A:12 An LRC series circuit with L=0.125 H, R=242 Ohms, and
C=7.26 microF carries an RMS current of 0.452 A with a
frequency of 402 Hz. (a) What is the phase constant?
(b) What is the power factor? (c) What is the
impedance of this circuit? (d) What is the RMS EMF
of the source? (e) What is the average power delivered
by the source? (f) What is the average rate at which
electrical energy is converted to thermal energy in
the resistor? (g) What is the average rate at which
electrical energy is converted to other forms in the
capacitor and in the inductor? (h) If the driving
frequency were changed to the resonant frequency of
this circuit, what would be the resulting RMS current
(instead of 0.452 A)? (i) If the driving frequency
were changed to the resonant frequency of this circuit,
what would be the resulting average power delivered by
the source (instead of your answer to part (e))?
A:13 A satellite in geostationary orbit is used to transmit
data via electromagnetic radiation.

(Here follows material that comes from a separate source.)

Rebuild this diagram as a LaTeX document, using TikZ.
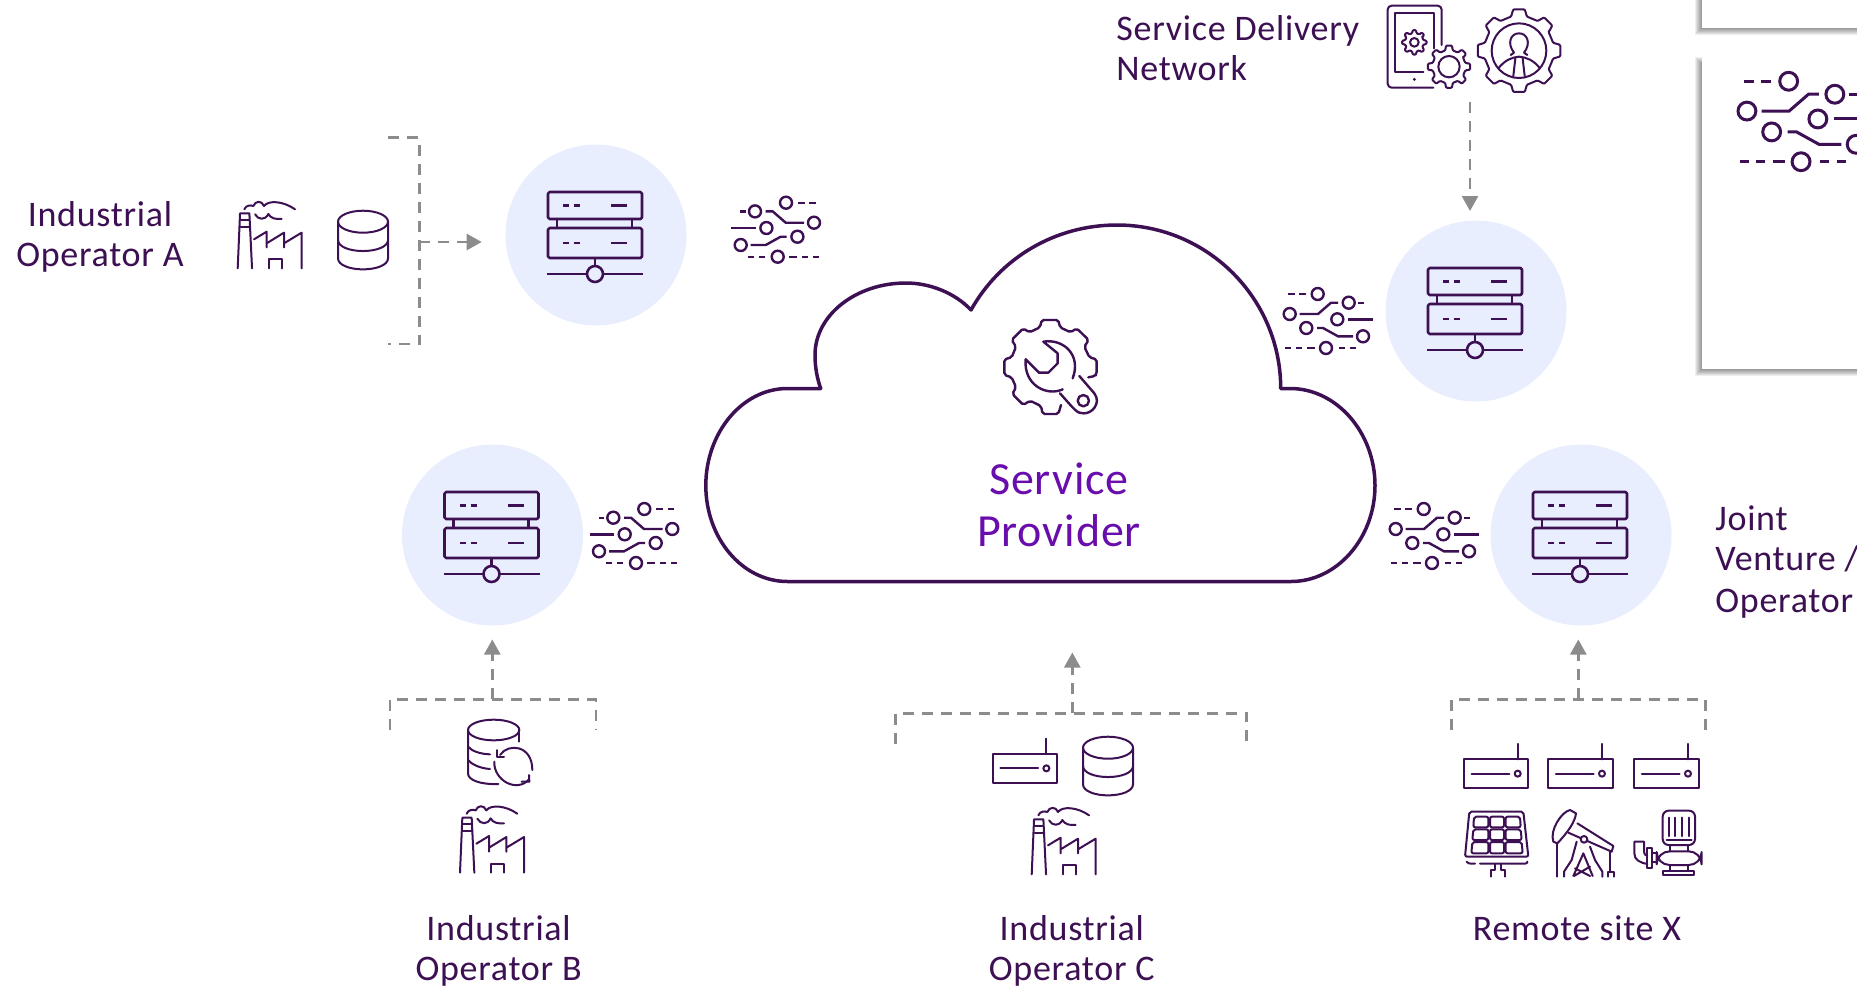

The satellite is
at a height of 35000 km above the surface of the Earth,
and we assume it has an isotropic power output of
4.00 kW (in practice, satellite antennas transmit
signals that are less powerful but more directional).
The satellite dish which will receive the signal sent
from the satellite is located on the surface of the
Earth directly below the satellite. (a) What is the
intensity of the signal from the satellite at the
location of the antenna? (b) What is the energy
density of the electromagnetic radiation from the
satellite which is being received by the antenna?
(c) The satellite dish detects the variation in the
radiated electric field from the satellite. What is
the amplitude of the radiated electric field vector
of the satellite broadcast at the location of the dish?